Amazingly this happened not once but three times, proving that Acadia’s imposing presence is indeed a real thing.
There were three Holden Acadias travelling in convoy during Holden NZ’s Thanksgiving Day-themed media launch. FBI jackets, earpieces and a ‘Criminal Minds’ soundtrack wouldn’t have been out of place.
First stop was a New York style pizza joint in South Auckland for lunch. After idling Acadia through that massive parking lot (otherwise known as the Southern Motorway) we tackled the Kopu-Hikuai Road to Whangamata, then on to Tauranga via some delightfully engaging roads near Waihi.

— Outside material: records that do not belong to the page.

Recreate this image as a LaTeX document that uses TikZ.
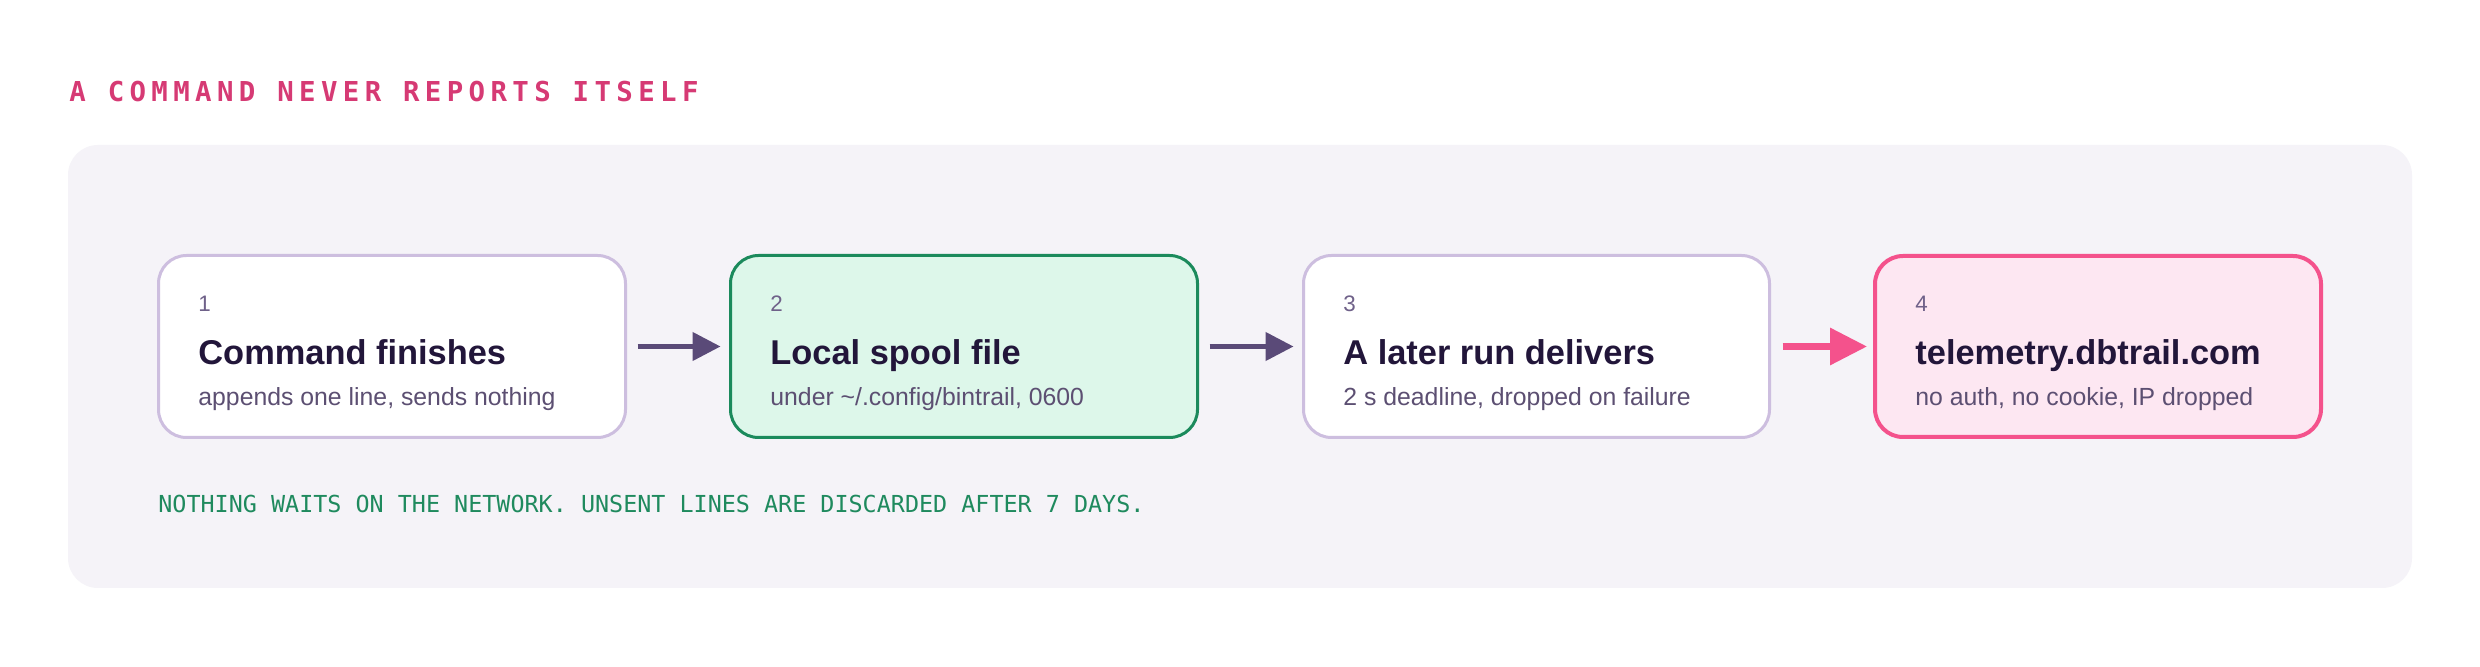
\documentclass[tikz,border=0pt]{standalone}
\usepackage{fontspec}
\setmainfont{Liberation Sans}
\newfontfamily\hdrfont{DejaVu Sans Mono}[LetterSpace=19.6]
\newfontfamily\notefont{DejaVu Sans Mono}
\usetikzlibrary{arrows.meta}
\definecolor{panelbg}{HTML}{F5F3F8}
\definecolor{lavborder}{HTML}{CDBEDF}
\definecolor{mintfill}{HTML}{DDF7EA}
\definecolor{greenline}{HTML}{1B8A5C}
\definecolor{pinkfill}{HTML}{FDE7F2}
\definecolor{pinkline}{HTML}{F4528C}
\definecolor{darkarrow}{HTML}{5A4A78}
\definecolor{titlecol}{HTML}{22163A}
\definecolor{subcol}{HTML}{5C4F72}
\definecolor{numcol}{HTML}{6F6189}
\definecolor{hdrcol}{HTML}{D63A74}
\definecolor{notecol}{HTML}{1F8A5E}
\tikzset{
  card/.style={draw, line width=1.5pt, rounded corners=14pt, inner sep=0pt, outer sep=0pt,
    minimum height=91pt},
  plaincard/.style={card, draw=lavborder, fill=white},
  mintcard/.style={card, draw=greenline, fill=mintfill},
  pinkcard/.style={card, draw=pinkline, fill=pinkfill, line width=2pt, minimum height=90.5pt},
  numtext/.style={anchor=base west, inner sep=0pt, text=numcol, font=\fontsize{11.2pt}{13pt}\selectfont},
  titletext/.style={anchor=base west, inner sep=0pt, text=titlecol, font=\fontsize{17.2pt}{20pt}\selectfont\bfseries},
  subtext/.style={anchor=base west, inner sep=0pt, text=subcol, font=\fontsize{12.4pt}{15pt}\selectfont},
  flow/.style={draw=darkarrow, line width=2.25pt, -{Triangle[length=14pt,width=14pt]}},
  hotflow/.style={draw=pinkline, line width=3.25pt, -{Triangle[length=18.5pt,width=18pt]}},
}
\begin{document}
\begin{tikzpicture}[x=0.5pt,y=-0.5pt]
\useasboundingbox (0,0) rectangle (2480,667);
\fill[white] (0,0) rectangle (2480,667);
% header
\node[anchor=base west, inner sep=0pt, text=hdrcol, font=\hdrfont\bfseries\fontsize{13.7pt}{16pt}\selectfont] (hdr) at (69,102) {A COMMAND NEVER REPORTS ITSELF};
% panel
\node[fill=panelbg, rounded corners=15pt, inner sep=0pt, outer sep=0pt, minimum width=1172pt, minimum height=221.5pt] (panel) at (1240,366.5) {};
% cards
\node[plaincard, minimum width=233.5pt] (b1) at (392,346.5) {};
\node[mintcard, minimum width=233.5pt] (b2) at (964,346.5) {};
\node[plaincard, minimum width=233pt] (b3) at (1536.5,346.5) {};
\node[pinkcard, minimum width=223pt] (b4) at (2098,346.5) {};
% card texts
\node[numtext] (n1) at (198,312) {1};
\node[titletext] (t1) at (198,365) {Command finishes};
\node[subtext] (s1) at (198,406) {appends one line, sends nothing};
\node[numtext] (n2) at (770,312) {2};
\node[titletext] (t2) at (770,365) {Local spool file};
\node[subtext] (s2) at (770,406) {under \char`\~/.config/bintrail, 0600};
\node[numtext] (n3) at (1343,312) {3};
\node[titletext] (t3) at (1343,365) {A later run delivers};
\node[subtext] (s3) at (1343,406) {2 s deadline, dropped on failure};
\node[numtext] (n4) at (1915,312) {4};
\node[titletext] (t4) at (1915,365) {telemetry.dbtrail.com};
\node[subtext] (s4) at (1915,406) {no auth, no cookie, IP dropped};
% arrows
\draw[flow, shorten <=6pt, shorten >=5pt] (b1.east) -- (b2.west);
\draw[flow, shorten <=6pt, shorten >=5pt] (b2.east) -- (b3.west);
\draw[hotflow, shorten <=6.5pt, shorten >=4pt] (b3.east) -- (b4.west);
% note
\node[anchor=base west, inner sep=0pt, text=notecol, font=\notefont\fontsize{11.7pt}{14pt}\selectfont] (note) at (158,513) {NOTHING WAITS ON THE NETWORK. UNSENT LINES ARE DISCARDED AFTER 7 DAYS.};
\end{tikzpicture}
\end{document}
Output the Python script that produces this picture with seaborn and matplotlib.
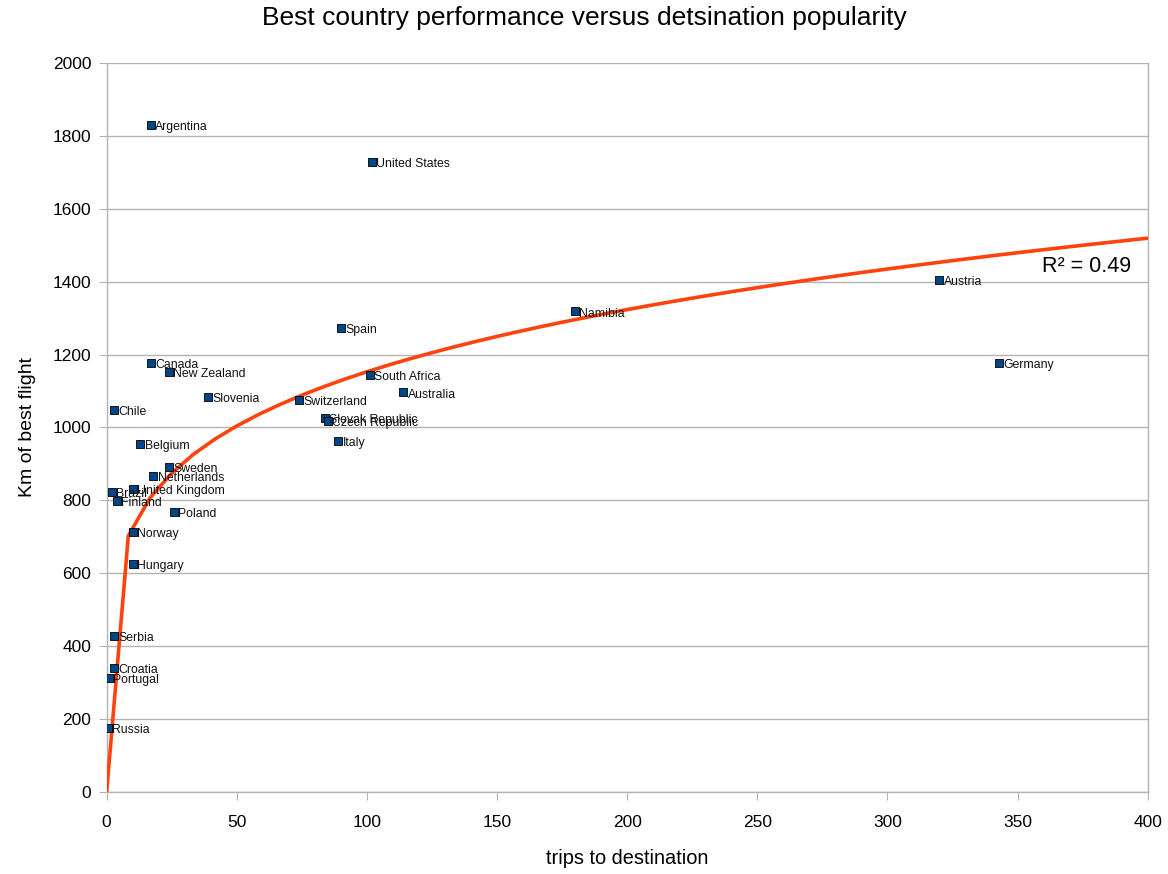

Naturally dinner was at an American-themed steak house (mmmmm… ribs); then the next day back to a 50s themed US diner in Mission Bay for lunch, via Te Aroha.
The 480km route was a great opportunity to evaluate Acadia’s smooth and responsive 231kW and 367Nm 3.6 litre V6 and nine-speed automatic.
It’s basically the same petrol engine and transmission package you’ll find in new Commodore, albeit with a minor re-tune, and changes to the auto’s programming.
Although maximum torque at 5000rpm sounds high, Acadia feels like it has plenty of pull from much lower in the rev range. This is helped by the auto’s willingness to seamlessly drop down a gear or two without much provocation.
All models have Holden-tuned McPherson strut front and five link independent rear suspension; the top spec LTZ-V’s is adaptive and it’s a noticeably better handler.
Autonomous emergency braking with pedestrian and bicycle detection, forward collision alert, lane keep assist with lane departure warning, side blind zone alert and rear cross traffic alert are standard across the range.
There are four Acadia variants: two and four-wheel drive LT; and four-wheel drive LTZ and LTZ-V. Pricing starts at an extremely sharp $49,990 for LT 2WD. V6, rear-wheel drive, blokey styling… it could be just the beast to lure disillusioned former Aussie-Commodore owners back into the Lion’s den.